Direction:
Write out the opening lines of the data word for word, up to and including the line with "fig = plt.figure(figsize=(3.5, 3.24), dpi=100)", and leave every picture and every later line out.

[Lines of data]

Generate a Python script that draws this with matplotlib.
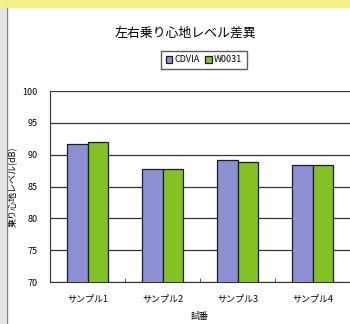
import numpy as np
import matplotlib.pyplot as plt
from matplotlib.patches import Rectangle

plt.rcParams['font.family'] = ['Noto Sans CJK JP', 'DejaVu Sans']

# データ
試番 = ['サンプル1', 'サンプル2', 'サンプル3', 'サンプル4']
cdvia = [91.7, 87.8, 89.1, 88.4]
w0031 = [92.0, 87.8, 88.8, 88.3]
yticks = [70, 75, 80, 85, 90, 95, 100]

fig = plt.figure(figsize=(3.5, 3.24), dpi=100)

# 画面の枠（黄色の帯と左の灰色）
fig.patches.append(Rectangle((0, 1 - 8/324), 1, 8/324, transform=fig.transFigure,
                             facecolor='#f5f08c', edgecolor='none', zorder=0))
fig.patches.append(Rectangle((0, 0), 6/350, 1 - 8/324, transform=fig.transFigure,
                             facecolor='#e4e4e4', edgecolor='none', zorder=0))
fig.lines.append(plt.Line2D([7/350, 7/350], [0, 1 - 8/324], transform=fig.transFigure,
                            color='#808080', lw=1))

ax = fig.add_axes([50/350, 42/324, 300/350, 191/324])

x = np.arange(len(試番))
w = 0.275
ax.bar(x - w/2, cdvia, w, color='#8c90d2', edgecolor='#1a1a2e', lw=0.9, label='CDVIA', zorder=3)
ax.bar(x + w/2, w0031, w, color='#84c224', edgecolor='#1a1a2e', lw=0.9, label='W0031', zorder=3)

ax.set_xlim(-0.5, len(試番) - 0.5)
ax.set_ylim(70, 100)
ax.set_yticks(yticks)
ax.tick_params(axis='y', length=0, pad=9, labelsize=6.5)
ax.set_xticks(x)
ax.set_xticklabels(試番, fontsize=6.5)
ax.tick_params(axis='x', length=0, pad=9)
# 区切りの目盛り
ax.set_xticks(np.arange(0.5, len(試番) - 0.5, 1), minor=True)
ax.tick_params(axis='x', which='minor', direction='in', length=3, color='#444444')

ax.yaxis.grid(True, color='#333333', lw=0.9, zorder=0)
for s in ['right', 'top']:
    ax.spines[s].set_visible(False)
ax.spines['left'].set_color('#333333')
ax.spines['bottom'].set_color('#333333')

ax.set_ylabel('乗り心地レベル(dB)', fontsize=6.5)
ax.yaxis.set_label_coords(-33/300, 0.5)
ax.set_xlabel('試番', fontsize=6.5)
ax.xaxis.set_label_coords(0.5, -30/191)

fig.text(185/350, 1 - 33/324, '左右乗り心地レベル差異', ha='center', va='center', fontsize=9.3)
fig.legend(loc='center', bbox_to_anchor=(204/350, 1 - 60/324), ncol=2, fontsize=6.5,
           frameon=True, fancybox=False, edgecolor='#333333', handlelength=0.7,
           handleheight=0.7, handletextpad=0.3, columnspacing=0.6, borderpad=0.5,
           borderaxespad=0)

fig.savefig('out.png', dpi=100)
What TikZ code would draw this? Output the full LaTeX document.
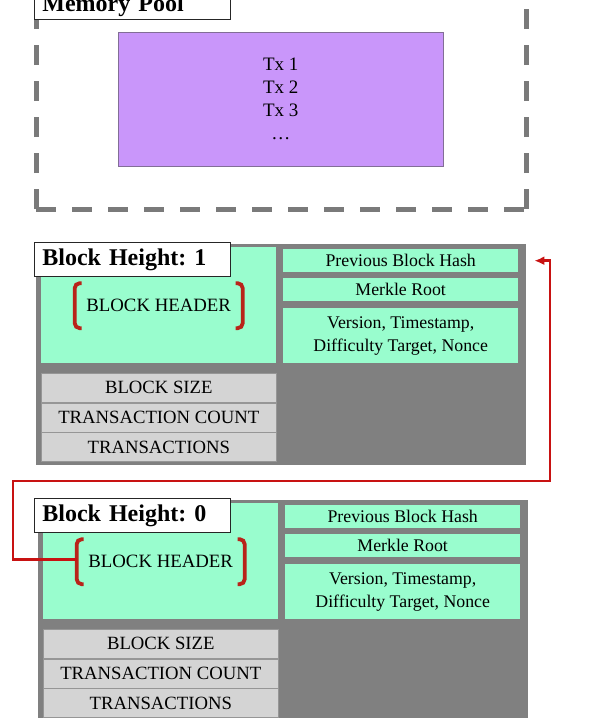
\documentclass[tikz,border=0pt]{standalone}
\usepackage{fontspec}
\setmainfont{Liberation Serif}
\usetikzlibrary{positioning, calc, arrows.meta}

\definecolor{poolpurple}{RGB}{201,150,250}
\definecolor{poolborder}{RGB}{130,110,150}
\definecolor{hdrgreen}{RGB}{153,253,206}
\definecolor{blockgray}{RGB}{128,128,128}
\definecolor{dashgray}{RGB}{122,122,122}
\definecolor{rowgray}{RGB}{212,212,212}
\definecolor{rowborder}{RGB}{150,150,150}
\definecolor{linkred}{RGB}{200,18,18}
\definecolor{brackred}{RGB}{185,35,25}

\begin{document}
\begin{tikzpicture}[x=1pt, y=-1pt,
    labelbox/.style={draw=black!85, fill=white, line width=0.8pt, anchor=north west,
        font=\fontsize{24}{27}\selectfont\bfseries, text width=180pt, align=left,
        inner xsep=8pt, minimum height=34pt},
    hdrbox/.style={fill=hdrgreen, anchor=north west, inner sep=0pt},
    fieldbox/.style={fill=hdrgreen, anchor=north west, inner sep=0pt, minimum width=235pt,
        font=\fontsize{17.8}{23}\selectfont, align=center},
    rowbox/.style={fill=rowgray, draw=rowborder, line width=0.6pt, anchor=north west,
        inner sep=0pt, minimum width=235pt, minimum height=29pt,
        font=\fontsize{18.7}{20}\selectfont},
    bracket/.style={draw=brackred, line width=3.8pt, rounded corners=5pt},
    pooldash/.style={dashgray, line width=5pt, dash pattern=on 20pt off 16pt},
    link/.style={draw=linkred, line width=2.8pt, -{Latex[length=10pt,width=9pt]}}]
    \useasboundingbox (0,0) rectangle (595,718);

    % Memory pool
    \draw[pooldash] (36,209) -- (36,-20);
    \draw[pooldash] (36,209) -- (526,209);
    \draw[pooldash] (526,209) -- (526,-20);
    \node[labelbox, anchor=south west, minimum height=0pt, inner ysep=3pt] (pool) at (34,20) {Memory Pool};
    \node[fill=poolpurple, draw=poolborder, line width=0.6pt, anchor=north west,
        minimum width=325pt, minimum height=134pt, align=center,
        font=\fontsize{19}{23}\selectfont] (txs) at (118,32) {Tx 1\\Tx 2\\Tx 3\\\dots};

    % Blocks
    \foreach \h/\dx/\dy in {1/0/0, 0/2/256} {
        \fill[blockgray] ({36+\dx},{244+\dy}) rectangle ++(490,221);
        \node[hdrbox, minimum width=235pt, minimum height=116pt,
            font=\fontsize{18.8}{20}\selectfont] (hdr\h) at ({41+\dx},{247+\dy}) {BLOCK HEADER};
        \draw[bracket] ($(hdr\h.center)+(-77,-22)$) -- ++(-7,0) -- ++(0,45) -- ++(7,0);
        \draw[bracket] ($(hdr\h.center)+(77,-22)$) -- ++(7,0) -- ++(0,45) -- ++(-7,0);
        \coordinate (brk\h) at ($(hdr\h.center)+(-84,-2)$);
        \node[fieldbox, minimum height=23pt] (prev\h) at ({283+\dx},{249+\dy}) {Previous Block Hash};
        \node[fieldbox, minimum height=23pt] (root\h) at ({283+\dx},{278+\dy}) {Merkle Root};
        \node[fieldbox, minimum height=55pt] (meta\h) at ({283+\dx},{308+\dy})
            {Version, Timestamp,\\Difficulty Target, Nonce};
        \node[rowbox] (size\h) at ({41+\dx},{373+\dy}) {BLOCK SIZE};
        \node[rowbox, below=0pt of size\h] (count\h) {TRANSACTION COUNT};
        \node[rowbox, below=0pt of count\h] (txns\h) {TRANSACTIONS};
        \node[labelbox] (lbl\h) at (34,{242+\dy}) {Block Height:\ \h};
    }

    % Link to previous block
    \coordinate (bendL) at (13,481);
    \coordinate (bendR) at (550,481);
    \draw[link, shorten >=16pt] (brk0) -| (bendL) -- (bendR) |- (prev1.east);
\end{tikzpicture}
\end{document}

Solution:
Generate a Python script that draws this with matplotlib.
import numpy as np
import matplotlib.pyplot as plt
from matplotlib.patches import Rectangle

plt.rcParams['font.family'] = ['Noto Sans CJK JP', 'DejaVu Sans']

# データ
試番 = ['サンプル1', 'サンプル2', 'サンプル3', 'サンプル4']
cdvia = [91.7, 87.8, 89.1, 88.4]
w0031 = [92.0, 87.8, 88.8, 88.3]
yticks = [70, 75, 80, 85, 90, 95, 100]

fig = plt.figure(figsize=(3.5, 3.24), dpi=100)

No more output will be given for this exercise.